[Exercise requirements]
Restate the material word for word and leave out anything that is a picture.

[Provided data]
# # # # # # #
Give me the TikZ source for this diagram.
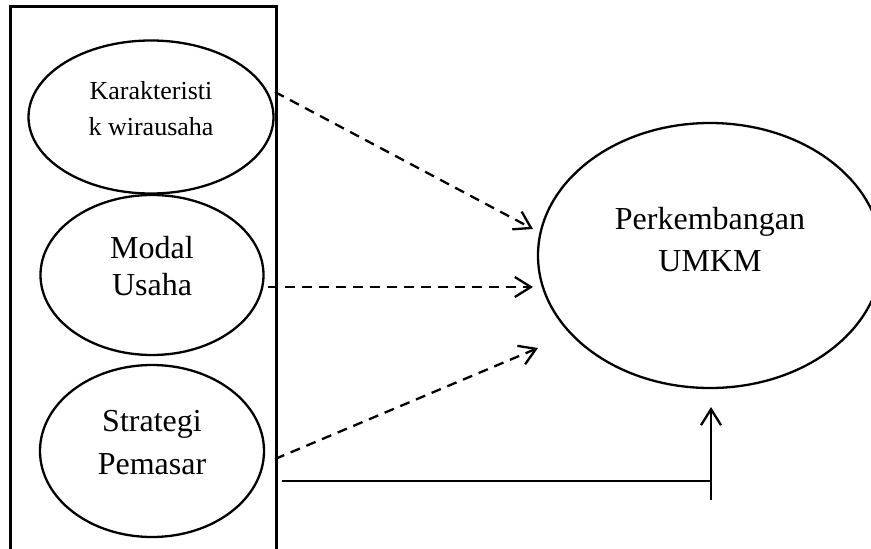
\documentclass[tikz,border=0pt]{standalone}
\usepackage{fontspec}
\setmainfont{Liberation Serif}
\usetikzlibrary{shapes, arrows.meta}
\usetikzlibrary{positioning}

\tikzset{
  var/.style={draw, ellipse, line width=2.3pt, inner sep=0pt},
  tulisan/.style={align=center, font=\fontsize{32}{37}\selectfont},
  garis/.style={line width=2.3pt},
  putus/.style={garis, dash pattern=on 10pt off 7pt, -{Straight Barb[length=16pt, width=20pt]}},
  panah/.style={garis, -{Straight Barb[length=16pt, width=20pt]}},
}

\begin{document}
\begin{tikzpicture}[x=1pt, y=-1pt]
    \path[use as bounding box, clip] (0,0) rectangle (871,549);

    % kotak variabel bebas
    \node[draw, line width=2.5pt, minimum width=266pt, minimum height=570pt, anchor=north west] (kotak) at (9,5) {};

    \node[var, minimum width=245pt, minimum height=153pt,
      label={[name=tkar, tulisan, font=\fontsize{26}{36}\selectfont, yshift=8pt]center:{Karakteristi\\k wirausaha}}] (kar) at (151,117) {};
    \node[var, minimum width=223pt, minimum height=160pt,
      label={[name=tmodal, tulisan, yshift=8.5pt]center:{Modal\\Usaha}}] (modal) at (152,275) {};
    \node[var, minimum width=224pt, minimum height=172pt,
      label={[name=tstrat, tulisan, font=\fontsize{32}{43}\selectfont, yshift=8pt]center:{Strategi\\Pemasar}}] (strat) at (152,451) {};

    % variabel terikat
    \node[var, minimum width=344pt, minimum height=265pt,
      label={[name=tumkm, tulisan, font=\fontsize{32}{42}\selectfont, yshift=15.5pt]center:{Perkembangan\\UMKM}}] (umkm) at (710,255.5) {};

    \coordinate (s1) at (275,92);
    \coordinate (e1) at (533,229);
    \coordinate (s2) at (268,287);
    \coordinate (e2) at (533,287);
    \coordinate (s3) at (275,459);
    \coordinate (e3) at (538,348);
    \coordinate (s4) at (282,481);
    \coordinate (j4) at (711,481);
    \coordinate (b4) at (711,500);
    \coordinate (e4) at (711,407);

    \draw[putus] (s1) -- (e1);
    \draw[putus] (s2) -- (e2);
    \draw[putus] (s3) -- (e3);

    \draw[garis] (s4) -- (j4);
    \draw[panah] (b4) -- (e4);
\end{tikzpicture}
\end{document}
# # # # # # #
[Exercise solution]
Give me the TikZ source for this diagram.
\documentclass[tikz,border=0pt]{standalone}
\usepackage{fontspec}
\setmainfont{Liberation Serif}
\usetikzlibrary{shapes, arrows.meta}
\usetikzlibrary{positioning}

\tikzset{
  var/.style={draw, ellipse, line width=2.3pt, inner sep=0pt},
  tulisan/.style={align=center, font=\fontsize{32}{37}\selectfont},
  garis/.style={line width=2.3pt},
  putus/.style={garis, dash pattern=on 10pt off 7pt, -{Straight Barb[length=16pt, width=20pt]}},
  panah/.style={garis, -{Straight Barb[length=16pt, width=20pt]}},
}

\begin{document}
\begin{tikzpicture}[x=1pt, y=-1pt]
    \path[use as bounding box, clip] (0,0) rectangle (871,549);

    % kotak variabel bebas
    \node[draw, line width=2.5pt, minimum width=266pt, minimum height=570pt, anchor=north west] (kotak) at (9,5) {};

    \node[var, minimum width=245pt, minimum height=153pt,
      label={[name=tkar, tulisan, font=\fontsize{26}{36}\selectfont, yshift=8pt]center:{Karakteristi\\k wirausaha}}] (kar) at (151,117) {};
    \node[var, minimum width=223pt, minimum height=160pt,
      label={[name=tmodal, tulisan, yshift=8.5pt]center:{Modal\\Usaha}}] (modal) at (152,275) {};
    \node[var, minimum width=224pt, minimum height=172pt,
      label={[name=tstrat, tulisan, font=\fontsize{32}{43}\selectfont, yshift=8pt]center:{Strategi\\Pemasar}}] (strat) at (152,451) {};

    % variabel terikat
    \node[var, minimum width=344pt, minimum height=265pt,
      label={[name=tumkm, tulisan, font=\fontsize{32}{42}\selectfont, yshift=15.5pt]center:{Perkembangan\\UMKM}}] (umkm) at (710,255.5) {};

    \coordinate (s1) at (275,92);
    \coordinate (e1) at (533,229);
    \coordinate (s2) at (268,287);
    \coordinate (e2) at (533,287);
    \coordinate (s3) at (275,459);
    \coordinate (e3) at (538,348);
    \coordinate (s4) at (282,481);
    \coordinate (j4) at (711,481);
    \coordinate (b4) at (711,500);
    \coordinate (e4) at (711,407);

    \draw[putus] (s1) -- (e1);
    \draw[putus] (s2) -- (e2);
    \draw[putus] (s3) -- (e3);

    \draw[garis] (s4) -- (j4);
    \draw[panah] (b4) -- (e4);
\end{tikzpicture}
\end{document}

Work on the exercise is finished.